In dog treat trends 2026, packaging is doing more work. It still needs to protect freshness and make products easy to store, but now it also has to help shoppers make a quick decision. Clear windows, giftable presentation, and easy-to-read ingredient callouts can all make a treat more appealing at first glance.

That matters online and in stores. In a boutique or bakery case, packaging needs to catch attention without looking overly slick. Online, it has to communicate quality through photos alone. Handmade treats benefit from presentation that feels warm and polished rather than mass-produced.

There is a balance to strike, though. Fancy packaging can help a product feel premium, but if it overwhelms the treat itself, customers may question the value. Dog owners usually want the money to go into quality ingredients and freshness first. Packaging should support the product, not distract from it.

Smaller batch appeal is growing with retail and wholesale buyers

Consumers are not the only ones shaping this category. Pet boutiques, gift shops, groomers, and specialty retailers are also looking closely at what sells in 2026. Many want products that feel unique compared with big-box assortments. Handmade, small-batch bakery treats fit that need well because they help independent retailers offer something with more character.

That is especially true for stores that rely on giftable impulse purchases. A customer might come in for shampoo, a leash, or a grooming appointment and leave with a cookie box because it looks fresh, fun, and easy to bring home. Products that support that kind of quick add-on sale tend to perform well.

Wholesale buyers are also paying attention to consistency. Handmade does not mean unpredictable. Retailers still need dependable quality, clear product information, and assortments that make sense for their customers. The best bakery-style products combine small-business charm with professional presentation and reliable fulfillment.

What dog owners will likely keep choosing

Some trends are new, and some are simply stronger versions of what already works. Familiar flavors will remain popular because dogs and their people already know them. Peanut butter, pumpkin, chicken, and applesauce have staying power. Holiday themes will continue to sell because they create an easy reason to buy. Gift boxes and party treats will keep growing because they make celebrating simple.

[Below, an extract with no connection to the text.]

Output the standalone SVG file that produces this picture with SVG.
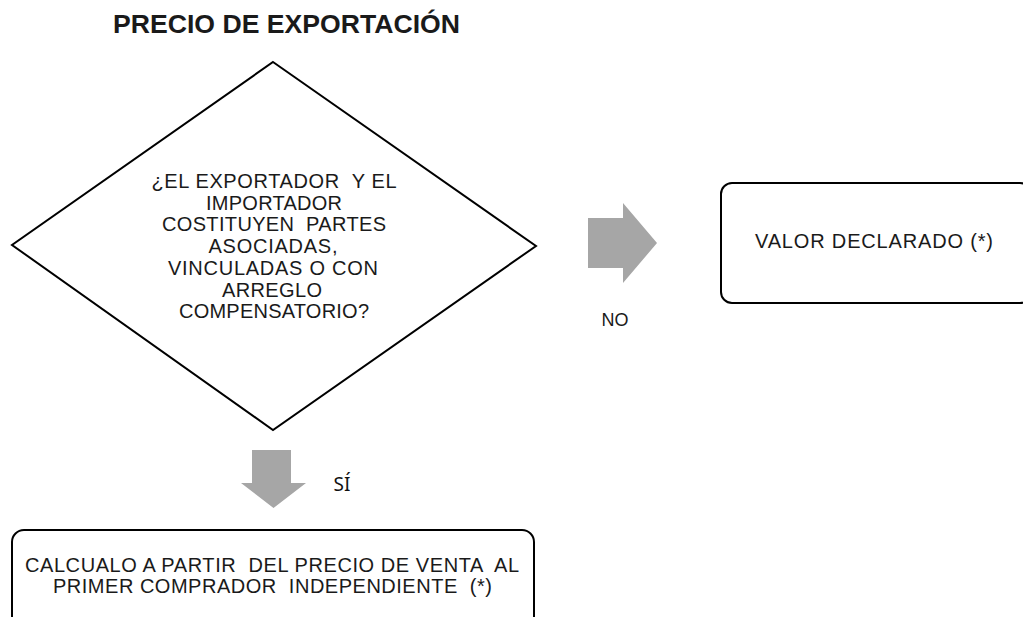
<svg xmlns="http://www.w3.org/2000/svg" width="1023" height="617" viewBox="0 0 1023 617">
<style>
.t{font-family:"Liberation Sans",Arial,sans-serif;fill:#1a1a1a;}
.pre{white-space:pre;}
.box{fill:#fff;stroke:#000;stroke-width:2;}
.arr{fill:#a6a6a6;stroke:none;}
</style>
<rect width="1023" height="617" fill="#fff"/>
<text class="t" x="286.5" y="33" font-size="25" font-weight="bold" text-anchor="middle" textLength="347" lengthAdjust="spacingAndGlyphs" fill="#000">PRECIO DE EXPORTACIÓN</text>
<g id="decision">
<polygon class="box" points="273,62 536,246 273,430 12,245"/>
<g class="t" font-size="20" text-anchor="middle">
<text class="pre" x="274" y="188" textLength="245">¿EL EXPORTADOR  Y EL</text>
<text x="274" y="209.7" textLength="136">IMPORTADOR</text>
<text class="pre" x="274" y="231.4" textLength="224">COSTITUYEN  PARTES</text>
<text x="273" y="253.1" textLength="129">ASOCIADAS,</text>
<text x="273" y="274.8" textLength="210">VINCULADAS O CON</text>
<text x="272" y="296.5" textLength="100">ARREGLO</text>
<text x="274" y="318.2" textLength="190">COMPENSATORIO?</text>
</g>
</g>
<g id="valor">
<rect class="box" x="721" y="183" width="310" height="120" rx="11"/>
<text class="t" x="874" y="248" font-size="20" text-anchor="middle" textLength="238">VALOR DECLARADO (*)</text>
</g>
<g id="calculo">
<rect class="box" x="12" y="530" width="522" height="110" rx="12"/>
<g class="t" font-size="20" text-anchor="middle">
<text class="pre" x="272" y="572" textLength="494">CALCUALO A PARTIR  DEL PRECIO DE VENTA  AL</text>
<text class="pre" x="272.5" y="593" textLength="439">PRIMER COMPRADOR  INDEPENDIENTE  (*)</text>
</g>
</g>
<g id="connectors">
<polygon class="arr" points="588,218 623,218 623,203 657,243 623,283 623,268 588,268"/>
<text class="t" x="615" y="326" font-size="18" text-anchor="middle">NO</text>
<polygon class="arr" points="252,450 291,450 291,483 306,483 273.5,508 241,483 252,483"/>
<text x="342" y="491" font-family="'Noto Sans','Open Sans',sans-serif" font-size="19" text-anchor="middle" fill="#111">SÍ</text>
</g>
</svg>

What changes in 2026 is the expectation around quality. Customers want treats that feel thoughtfully made, not generic. They want to trust the ingredient list. They want a product that suits the moment, whether that is a daily reward after a walk or a cake for a birthday photo. That is where handmade bakeries can really shine.

At Doodle Doo Bakery, that way of thinking feels very close to home because treats are not just snacks - they are part of how families celebrate the dogs they love.

The best treat trends are the ones that make life with your dog feel a little sweeter and a little easier. If 2026 keeps moving in this direction, pet parents will not just be buying treats. They will be choosing fresh, thoughtful little moments their dogs get to enjoy right alongside the family.